The Truth About The Woman Who Discovered Earth's Core
If you've ever taken a grade-school-level science class, you've probably seen an image of Earth cut in half, or with a big slice removed from it. In these pictures, Earth resembles a jawbreaker candy; it has numerous, brightly colored layers of varying widths. Of course, this isn't exactly what our planet would look like if you sliced it open, but it does offer a helpful way to understand Earth's internal layers. On Earth's outside (where we live) is the rocky crust. Below that is the mostly solid mantle — Earth's thickest layer, per Phys.org. Deeper still is the outer core, which is made of molten hot liquid metal.
Until the 1930s, those were all the layers we knew about, Phys.org continues. But in 1936, the final layer was discovered: a solid inner core that takes up about 20% of Earth's full radius. This innermost layer is believed to be composed of an iron-nickel alloy, and is about as hot as the surface of the Sun, per the BBC.
Given how incredibly deep this inner core is, it's not surprising that it took a long time for scientists to detect it. Ultimately, this discovery was made by a Danish seismologist named Inge Lehmann. Lehmann's work studying earthquakes led her to infer the presence of Earth's solid inner core in 1936.
Inge Lehmann was a successful Danish seismologist
Per the Encyclopedia Britannica, Inge Lehmann was born in Copenhagen, Denmark in 1888. Lehmann attended a progressive high school that treated male and female students equally. This respect towards women students was quite unusual at the time, but it helped Lehmann to prepare herself for a successful academic career. In 1920, Lehmann got a candidata magisterii — the Danish equivalent of a master's degree — in mathematics.
Lehmann soon began serving as an assistant to a professional seismologist — that is, someone who studies earthquakes and related phenomena — despite having no formal training in seismology herself. Lehmann's work was intense. She was personally responsible for helping to establish Denmark's first seismic stations — both outside Copenhagen as well as in Greenland (a territory of Denmark).
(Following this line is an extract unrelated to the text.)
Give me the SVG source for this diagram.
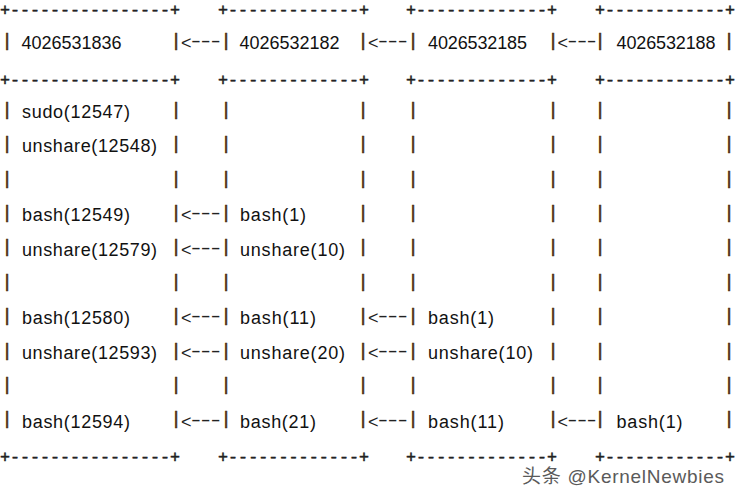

Lehmann found seismology fascinating and decided to go back to school to study it further. So, in 1928, she obtained her second master's degree. That same year, Lehmann was chosen to lead the seismological department of the Royal Danish Geodetic Institute. In that position, Lehmann was responsible for running the newly established seismic stations in Denmark and Greenland. Lehmann used these stations to investigate a number of seismological questions. Among these, Lehmann was particularly interested in studying the speed at which seismic waves travel through different layers of the Earth.
Lehmann discovered Earth's inner core by studying seismic waves after a major earthquake
Then, in 1929, Lehmann finally got her big break. That year, a 7.3 magnitude earthquake hit New Zealand, sending seismic waves shaking throughout the inner Earth, per GeoNet. When Lehmann examined the seismic data in the aftermath of this earthquake, she found that some seismic waves appeared to "bend" in direction as they passed through the center of the Earth, as though they were being deflected by something.
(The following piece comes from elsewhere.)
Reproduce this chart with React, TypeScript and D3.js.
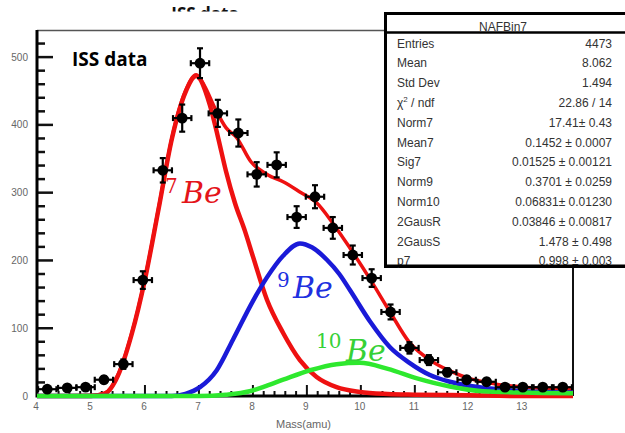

Lehmann published her findings in 1936 and suggested that this shift in angle may likely be due to an as-yet-undiscovered "inner core" at the center of the Earth, per the Encyclopedia Britannica. Lehmann was right, of course — and she was far ahead of her peers. In fact, it was not until 1970 that seismograph technology became advanced enough to definitively prove that Earth's solid inner core actually exists.
Lehmann's seismological career spanned several more decades; she continued to study Earth's core, as well as its mantle. After a lengthy retirement, Inge Lehmann died in February of 1993 at the age of 104.